Exercise requirements:
List all lines in the material below that contain "image".

Source material:
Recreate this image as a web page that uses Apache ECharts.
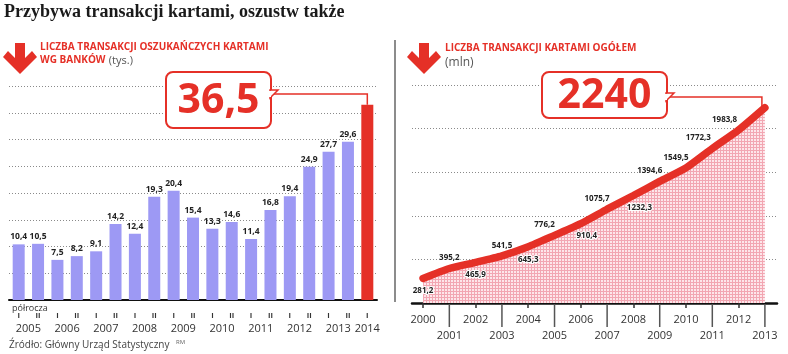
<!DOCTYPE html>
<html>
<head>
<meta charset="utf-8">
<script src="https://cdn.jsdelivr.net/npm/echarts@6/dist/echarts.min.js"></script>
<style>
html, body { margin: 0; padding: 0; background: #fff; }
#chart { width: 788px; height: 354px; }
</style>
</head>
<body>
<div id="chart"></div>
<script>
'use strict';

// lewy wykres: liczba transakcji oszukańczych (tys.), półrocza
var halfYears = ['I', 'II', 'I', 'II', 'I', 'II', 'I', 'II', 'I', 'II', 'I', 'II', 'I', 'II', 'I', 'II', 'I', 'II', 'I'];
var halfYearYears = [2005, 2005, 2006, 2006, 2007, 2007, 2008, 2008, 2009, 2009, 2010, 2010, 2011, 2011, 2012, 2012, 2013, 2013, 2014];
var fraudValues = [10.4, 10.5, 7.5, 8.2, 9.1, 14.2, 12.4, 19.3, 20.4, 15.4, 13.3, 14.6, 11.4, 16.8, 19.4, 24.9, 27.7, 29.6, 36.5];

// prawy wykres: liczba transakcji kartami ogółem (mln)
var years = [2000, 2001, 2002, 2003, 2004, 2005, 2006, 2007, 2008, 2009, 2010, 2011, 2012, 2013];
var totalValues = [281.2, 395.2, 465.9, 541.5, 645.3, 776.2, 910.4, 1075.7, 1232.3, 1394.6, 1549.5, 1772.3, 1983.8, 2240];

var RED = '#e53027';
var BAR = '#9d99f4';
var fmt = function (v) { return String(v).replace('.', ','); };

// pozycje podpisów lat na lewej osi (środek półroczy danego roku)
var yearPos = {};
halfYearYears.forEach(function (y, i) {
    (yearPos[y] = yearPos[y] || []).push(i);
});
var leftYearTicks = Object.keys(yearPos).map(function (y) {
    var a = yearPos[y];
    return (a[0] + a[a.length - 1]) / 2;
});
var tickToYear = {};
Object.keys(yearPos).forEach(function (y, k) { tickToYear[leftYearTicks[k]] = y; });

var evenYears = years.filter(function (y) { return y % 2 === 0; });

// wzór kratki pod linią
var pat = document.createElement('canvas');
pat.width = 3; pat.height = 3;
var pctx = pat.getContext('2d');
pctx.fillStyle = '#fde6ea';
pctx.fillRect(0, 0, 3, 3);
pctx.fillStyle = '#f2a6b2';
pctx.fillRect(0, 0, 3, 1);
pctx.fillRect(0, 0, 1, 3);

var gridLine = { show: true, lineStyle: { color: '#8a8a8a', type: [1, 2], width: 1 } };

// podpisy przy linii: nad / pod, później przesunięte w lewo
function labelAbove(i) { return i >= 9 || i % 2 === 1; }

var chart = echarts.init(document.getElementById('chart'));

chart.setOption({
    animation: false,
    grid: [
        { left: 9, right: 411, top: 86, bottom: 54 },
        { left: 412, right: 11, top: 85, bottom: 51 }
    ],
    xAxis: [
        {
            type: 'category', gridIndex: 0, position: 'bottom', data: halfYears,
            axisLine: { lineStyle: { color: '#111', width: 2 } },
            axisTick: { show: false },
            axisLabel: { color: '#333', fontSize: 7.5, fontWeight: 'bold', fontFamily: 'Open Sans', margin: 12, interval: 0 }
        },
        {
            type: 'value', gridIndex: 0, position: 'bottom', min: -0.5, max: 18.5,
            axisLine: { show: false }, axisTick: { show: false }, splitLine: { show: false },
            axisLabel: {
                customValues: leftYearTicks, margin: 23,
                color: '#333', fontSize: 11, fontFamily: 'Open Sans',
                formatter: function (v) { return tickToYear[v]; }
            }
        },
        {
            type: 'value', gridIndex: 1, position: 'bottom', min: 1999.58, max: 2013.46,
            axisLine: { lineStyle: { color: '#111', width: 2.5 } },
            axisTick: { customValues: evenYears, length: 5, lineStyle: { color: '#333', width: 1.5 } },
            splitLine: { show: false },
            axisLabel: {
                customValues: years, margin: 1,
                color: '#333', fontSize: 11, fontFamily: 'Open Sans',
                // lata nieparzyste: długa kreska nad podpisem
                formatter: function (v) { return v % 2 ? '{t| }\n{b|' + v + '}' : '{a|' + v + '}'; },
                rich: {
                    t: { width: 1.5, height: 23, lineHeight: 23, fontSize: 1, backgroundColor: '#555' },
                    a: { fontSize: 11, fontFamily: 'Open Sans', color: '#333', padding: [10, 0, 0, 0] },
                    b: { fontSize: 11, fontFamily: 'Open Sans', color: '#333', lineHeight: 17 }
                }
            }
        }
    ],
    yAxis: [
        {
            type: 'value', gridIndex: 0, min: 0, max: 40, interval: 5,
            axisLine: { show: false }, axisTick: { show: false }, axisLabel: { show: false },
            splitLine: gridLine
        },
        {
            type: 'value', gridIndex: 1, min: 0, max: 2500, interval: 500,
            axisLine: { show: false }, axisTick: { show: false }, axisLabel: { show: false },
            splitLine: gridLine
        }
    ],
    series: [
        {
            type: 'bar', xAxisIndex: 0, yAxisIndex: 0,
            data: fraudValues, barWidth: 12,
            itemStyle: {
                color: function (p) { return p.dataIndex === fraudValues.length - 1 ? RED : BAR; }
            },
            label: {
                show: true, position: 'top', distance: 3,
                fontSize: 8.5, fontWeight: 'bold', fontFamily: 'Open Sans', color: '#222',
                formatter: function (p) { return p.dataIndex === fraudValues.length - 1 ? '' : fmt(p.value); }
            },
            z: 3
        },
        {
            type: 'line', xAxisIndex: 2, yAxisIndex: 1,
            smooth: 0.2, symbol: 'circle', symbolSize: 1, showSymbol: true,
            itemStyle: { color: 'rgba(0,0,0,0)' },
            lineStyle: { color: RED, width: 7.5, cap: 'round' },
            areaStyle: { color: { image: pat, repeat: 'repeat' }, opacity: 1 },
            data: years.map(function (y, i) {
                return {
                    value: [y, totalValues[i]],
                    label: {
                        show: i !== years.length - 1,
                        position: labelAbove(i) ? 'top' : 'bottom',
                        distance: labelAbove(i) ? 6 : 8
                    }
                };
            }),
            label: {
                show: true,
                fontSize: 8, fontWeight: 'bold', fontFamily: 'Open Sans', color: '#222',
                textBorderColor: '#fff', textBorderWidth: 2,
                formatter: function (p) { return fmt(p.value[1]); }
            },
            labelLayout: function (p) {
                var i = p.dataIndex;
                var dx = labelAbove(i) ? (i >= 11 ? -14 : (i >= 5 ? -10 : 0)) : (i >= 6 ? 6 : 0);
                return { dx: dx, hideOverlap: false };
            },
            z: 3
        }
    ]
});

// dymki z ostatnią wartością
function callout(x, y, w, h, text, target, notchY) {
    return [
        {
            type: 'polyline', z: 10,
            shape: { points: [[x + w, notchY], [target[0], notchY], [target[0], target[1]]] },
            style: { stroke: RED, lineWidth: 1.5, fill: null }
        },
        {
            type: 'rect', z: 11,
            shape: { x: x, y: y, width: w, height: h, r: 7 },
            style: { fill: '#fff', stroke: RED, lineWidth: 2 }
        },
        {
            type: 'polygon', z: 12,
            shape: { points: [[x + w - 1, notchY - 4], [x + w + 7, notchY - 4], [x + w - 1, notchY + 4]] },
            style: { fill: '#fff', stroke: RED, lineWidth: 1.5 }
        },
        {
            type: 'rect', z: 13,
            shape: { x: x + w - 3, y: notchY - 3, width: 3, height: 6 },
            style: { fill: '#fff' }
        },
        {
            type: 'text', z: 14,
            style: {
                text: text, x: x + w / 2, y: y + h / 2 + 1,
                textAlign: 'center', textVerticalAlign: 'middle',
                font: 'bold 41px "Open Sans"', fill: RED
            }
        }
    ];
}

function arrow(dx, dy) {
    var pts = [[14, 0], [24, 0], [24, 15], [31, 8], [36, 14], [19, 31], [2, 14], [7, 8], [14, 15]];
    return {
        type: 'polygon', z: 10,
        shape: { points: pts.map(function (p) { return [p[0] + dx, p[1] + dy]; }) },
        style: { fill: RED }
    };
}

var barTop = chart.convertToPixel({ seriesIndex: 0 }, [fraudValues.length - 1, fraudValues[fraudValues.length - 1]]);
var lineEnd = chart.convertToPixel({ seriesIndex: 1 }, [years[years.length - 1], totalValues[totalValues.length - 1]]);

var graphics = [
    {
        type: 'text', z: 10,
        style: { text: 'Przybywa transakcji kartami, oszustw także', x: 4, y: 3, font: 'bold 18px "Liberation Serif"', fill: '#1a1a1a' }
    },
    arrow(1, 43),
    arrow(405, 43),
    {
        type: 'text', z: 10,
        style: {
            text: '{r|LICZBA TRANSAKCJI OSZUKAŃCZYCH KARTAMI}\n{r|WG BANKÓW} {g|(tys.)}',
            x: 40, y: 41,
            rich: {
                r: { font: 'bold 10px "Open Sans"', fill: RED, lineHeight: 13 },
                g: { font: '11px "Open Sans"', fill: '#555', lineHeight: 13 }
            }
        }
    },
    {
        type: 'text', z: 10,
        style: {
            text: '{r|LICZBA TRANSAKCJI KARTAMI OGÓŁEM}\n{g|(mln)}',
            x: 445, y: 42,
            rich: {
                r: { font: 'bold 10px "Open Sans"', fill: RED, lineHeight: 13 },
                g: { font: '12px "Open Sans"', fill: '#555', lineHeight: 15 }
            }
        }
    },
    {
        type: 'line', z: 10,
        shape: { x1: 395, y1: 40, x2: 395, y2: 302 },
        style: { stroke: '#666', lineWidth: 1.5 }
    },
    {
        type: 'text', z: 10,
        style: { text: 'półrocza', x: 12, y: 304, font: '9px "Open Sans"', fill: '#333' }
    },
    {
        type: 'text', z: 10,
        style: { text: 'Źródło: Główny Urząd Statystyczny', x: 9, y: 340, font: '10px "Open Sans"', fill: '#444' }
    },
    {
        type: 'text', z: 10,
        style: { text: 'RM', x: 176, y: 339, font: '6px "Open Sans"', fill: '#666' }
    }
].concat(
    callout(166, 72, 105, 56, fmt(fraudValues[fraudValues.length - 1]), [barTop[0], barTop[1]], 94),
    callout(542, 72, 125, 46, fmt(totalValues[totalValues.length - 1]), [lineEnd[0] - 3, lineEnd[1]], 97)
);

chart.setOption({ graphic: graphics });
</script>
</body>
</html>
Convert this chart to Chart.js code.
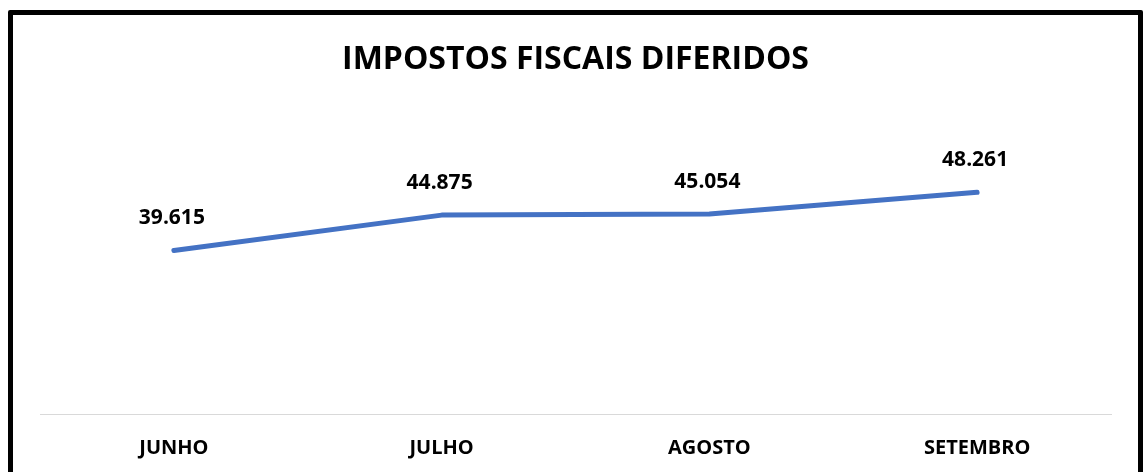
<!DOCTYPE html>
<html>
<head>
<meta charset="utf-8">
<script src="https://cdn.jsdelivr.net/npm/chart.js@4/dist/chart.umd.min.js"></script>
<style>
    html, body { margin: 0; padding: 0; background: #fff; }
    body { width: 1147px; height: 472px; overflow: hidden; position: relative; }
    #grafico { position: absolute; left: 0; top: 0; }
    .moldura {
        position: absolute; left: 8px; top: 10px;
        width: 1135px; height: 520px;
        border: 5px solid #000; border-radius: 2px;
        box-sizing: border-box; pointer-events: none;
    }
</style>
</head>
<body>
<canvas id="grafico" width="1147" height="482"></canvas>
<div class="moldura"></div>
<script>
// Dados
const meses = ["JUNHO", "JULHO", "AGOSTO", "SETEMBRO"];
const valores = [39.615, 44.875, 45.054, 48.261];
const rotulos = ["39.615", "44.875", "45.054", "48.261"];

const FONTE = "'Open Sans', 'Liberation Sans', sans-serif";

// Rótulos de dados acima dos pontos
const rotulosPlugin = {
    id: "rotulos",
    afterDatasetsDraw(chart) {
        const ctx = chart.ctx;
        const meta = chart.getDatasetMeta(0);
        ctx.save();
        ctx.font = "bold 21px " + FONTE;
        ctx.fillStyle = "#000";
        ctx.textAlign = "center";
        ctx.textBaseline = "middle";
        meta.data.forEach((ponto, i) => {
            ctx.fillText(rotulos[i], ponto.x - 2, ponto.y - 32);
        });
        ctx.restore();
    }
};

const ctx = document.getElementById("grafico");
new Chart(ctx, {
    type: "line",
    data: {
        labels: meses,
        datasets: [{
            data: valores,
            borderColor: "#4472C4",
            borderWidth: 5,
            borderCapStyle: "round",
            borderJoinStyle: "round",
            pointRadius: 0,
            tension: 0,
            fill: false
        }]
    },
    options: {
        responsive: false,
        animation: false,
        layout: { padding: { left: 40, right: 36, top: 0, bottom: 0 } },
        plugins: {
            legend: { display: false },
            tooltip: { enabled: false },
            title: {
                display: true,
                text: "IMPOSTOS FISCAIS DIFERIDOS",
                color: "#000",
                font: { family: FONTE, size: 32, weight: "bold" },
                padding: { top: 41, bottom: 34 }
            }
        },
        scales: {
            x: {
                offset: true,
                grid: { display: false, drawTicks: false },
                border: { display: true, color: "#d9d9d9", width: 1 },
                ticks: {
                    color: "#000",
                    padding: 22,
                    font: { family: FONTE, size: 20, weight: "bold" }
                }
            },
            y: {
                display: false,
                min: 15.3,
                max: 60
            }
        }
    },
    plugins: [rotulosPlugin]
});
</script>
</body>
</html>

Result:
Recreate this image as a web page that uses Apache ECharts.
            areaStyle: { color: { image: pat, repeat: 'repeat' }, opacity: 1 },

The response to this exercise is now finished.